(EXERCISE BRIEF) Beginning with the opening line of the entries, return every line through the one containing "const yTicks = [0, 0.5, 1.0, 1.5, 2.0, 2.5, 3.0];", both included, and nothing else. Omit pictures.

(DATA RECORDS)
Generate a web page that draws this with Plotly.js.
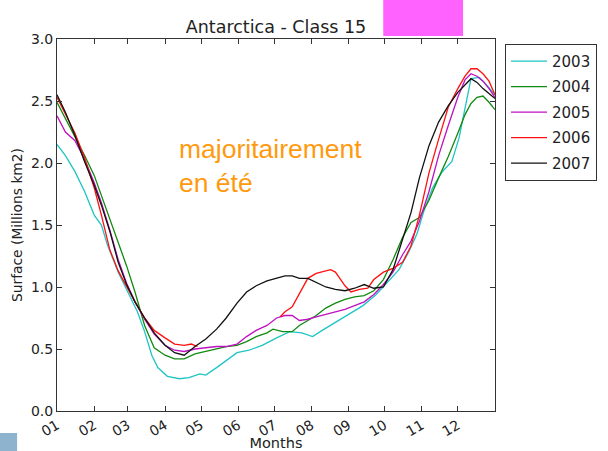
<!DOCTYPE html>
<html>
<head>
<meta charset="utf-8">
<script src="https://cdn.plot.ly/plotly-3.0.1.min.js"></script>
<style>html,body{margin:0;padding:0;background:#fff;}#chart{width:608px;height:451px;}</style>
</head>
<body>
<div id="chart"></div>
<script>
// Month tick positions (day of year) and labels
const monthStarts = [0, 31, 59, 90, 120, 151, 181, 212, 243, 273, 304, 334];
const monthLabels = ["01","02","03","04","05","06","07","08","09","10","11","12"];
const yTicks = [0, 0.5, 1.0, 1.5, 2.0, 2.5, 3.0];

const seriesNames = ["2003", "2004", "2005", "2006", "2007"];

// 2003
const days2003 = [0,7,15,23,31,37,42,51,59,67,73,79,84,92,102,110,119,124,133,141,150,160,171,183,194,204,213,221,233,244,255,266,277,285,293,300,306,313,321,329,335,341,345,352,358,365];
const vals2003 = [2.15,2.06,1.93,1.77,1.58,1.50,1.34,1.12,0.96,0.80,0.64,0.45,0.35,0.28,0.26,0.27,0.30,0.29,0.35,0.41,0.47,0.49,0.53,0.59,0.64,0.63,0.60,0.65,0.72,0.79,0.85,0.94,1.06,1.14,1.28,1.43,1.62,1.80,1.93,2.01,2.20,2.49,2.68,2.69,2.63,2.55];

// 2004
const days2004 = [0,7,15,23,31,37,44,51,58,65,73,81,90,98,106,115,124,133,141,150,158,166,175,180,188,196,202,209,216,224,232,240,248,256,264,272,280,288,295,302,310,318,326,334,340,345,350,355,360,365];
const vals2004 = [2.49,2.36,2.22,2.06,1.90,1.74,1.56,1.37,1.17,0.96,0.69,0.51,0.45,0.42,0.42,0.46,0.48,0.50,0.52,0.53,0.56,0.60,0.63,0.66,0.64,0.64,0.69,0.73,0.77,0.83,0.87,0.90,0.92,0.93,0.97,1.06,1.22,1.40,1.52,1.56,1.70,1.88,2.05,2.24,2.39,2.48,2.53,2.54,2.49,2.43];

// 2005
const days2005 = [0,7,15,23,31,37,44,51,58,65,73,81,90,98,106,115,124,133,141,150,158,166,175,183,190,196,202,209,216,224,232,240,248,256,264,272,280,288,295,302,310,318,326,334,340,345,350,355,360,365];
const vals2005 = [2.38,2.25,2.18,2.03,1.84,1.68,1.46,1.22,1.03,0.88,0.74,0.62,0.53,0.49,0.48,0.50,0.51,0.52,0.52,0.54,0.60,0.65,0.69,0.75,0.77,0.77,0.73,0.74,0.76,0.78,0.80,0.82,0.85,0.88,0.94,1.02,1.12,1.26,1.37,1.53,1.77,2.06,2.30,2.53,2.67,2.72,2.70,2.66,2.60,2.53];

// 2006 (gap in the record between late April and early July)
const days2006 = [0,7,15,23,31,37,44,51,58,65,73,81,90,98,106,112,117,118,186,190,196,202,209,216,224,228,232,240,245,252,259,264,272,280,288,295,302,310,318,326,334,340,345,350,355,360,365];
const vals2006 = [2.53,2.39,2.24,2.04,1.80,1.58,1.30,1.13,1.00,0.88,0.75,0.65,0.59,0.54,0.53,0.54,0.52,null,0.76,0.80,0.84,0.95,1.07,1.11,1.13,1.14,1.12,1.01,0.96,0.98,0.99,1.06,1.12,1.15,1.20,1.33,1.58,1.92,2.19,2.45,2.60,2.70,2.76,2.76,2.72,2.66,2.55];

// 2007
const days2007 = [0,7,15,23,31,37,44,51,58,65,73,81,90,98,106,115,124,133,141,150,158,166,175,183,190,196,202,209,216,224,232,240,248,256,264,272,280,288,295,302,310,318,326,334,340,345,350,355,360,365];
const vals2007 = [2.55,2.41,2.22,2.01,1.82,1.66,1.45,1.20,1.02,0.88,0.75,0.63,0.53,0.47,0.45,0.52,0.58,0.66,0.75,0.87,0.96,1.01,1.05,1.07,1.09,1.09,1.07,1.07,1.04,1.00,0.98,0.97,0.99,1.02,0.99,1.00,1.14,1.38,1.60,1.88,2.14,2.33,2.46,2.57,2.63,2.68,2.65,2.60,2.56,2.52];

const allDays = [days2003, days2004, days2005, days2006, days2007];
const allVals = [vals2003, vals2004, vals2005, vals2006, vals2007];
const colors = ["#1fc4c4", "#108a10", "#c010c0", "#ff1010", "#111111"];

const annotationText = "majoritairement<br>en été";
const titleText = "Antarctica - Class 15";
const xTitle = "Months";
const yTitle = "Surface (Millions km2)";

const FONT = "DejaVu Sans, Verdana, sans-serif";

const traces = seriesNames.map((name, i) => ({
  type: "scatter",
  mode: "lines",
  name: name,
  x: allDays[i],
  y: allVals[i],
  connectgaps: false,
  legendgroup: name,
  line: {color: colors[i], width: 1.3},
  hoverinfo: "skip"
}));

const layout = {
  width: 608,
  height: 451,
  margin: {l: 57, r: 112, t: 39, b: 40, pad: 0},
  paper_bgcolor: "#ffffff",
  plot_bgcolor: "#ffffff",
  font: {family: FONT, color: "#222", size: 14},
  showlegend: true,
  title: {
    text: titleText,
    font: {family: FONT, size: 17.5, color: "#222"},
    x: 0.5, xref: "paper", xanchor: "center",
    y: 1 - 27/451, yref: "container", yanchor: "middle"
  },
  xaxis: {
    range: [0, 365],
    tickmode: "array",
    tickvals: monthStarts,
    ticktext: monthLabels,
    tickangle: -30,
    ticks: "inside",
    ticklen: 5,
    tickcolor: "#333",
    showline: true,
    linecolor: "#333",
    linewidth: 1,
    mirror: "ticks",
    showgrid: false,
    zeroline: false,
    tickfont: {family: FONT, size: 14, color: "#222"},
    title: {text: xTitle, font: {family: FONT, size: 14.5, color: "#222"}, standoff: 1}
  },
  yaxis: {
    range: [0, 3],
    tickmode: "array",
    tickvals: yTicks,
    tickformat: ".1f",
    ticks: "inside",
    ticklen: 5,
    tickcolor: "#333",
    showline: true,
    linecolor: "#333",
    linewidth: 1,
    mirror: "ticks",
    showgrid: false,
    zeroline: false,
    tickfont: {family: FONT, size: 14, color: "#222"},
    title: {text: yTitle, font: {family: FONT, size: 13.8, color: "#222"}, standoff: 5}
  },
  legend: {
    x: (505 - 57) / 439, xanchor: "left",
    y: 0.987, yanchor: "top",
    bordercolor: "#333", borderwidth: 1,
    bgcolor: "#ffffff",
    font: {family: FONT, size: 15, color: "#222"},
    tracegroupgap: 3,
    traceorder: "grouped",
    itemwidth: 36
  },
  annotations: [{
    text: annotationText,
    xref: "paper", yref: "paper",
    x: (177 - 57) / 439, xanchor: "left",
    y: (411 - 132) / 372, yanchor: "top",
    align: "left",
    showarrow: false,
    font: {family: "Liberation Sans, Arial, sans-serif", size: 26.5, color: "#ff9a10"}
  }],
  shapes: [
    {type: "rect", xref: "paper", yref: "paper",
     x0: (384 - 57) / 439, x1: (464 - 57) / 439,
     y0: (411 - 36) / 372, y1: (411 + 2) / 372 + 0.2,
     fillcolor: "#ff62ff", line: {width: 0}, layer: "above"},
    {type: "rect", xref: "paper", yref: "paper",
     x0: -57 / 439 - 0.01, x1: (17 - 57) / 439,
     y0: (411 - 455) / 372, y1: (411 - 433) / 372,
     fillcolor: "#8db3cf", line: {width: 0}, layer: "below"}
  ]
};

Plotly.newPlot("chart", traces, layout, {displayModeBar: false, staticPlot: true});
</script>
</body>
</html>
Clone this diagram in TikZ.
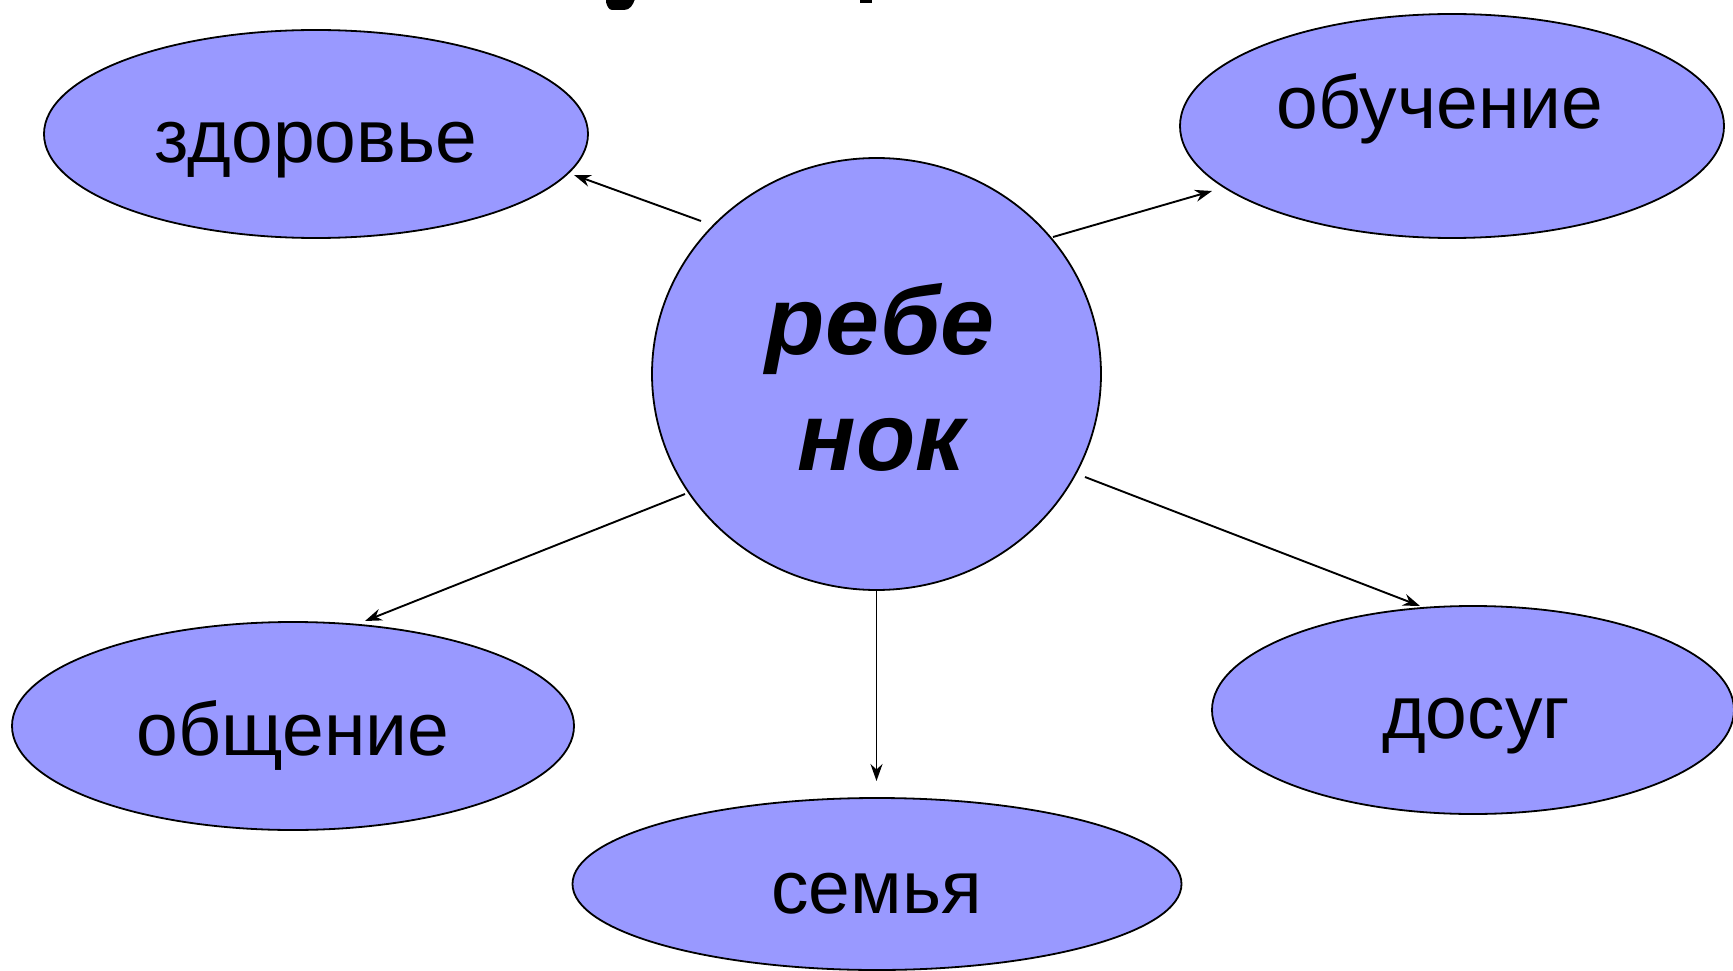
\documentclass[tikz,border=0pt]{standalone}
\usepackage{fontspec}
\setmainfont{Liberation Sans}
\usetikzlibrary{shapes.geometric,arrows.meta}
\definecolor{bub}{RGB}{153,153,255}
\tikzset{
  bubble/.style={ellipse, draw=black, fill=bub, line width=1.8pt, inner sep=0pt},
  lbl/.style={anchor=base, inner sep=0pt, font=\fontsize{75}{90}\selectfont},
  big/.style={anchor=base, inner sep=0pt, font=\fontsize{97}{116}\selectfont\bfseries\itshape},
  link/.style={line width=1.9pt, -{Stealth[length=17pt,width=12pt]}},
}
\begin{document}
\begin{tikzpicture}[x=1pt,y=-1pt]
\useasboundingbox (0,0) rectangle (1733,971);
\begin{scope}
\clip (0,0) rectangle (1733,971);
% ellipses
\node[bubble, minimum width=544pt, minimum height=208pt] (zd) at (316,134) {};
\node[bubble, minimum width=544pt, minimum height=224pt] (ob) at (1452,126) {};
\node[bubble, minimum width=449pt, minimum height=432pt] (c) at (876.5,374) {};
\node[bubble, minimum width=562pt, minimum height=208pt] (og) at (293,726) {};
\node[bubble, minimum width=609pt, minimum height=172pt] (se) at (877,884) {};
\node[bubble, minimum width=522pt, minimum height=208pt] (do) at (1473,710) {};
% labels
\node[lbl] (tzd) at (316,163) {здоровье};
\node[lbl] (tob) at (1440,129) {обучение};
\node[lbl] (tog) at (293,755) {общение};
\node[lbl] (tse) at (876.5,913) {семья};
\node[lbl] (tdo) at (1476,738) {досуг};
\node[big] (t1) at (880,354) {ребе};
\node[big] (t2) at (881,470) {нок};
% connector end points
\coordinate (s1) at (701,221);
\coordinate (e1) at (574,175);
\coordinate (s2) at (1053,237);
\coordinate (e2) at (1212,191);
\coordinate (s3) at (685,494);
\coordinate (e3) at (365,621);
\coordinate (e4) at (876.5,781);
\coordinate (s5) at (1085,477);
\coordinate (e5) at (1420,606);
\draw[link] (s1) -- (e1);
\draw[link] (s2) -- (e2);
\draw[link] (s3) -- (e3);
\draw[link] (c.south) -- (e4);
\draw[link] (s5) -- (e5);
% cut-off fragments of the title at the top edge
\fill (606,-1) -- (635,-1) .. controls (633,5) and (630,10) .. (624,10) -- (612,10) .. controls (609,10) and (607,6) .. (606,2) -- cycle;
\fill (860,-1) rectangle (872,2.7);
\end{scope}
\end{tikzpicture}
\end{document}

(SOLUTION TO THE PROBLEM)
Generate a web page that draws this with Plotly.js.
<!DOCTYPE html>
<html>
<head>
<meta charset="utf-8">
<script src="https://cdn.plot.ly/plotly-3.0.1.min.js"></script>
<style>html,body{margin:0;padding:0;background:#fff;}#chart{width:608px;height:451px;}</style>
</head>
<body>
<div id="chart"></div>
<script>
// Month tick positions (day of year) and labels
const monthStarts = [0, 31, 59, 90, 120, 151, 181, 212, 243, 273, 304, 334];
const monthLabels = ["01","02","03","04","05","06","07","08","09","10","11","12"];
const yTicks = [0, 0.5, 1.0, 1.5, 2.0, 2.5, 3.0];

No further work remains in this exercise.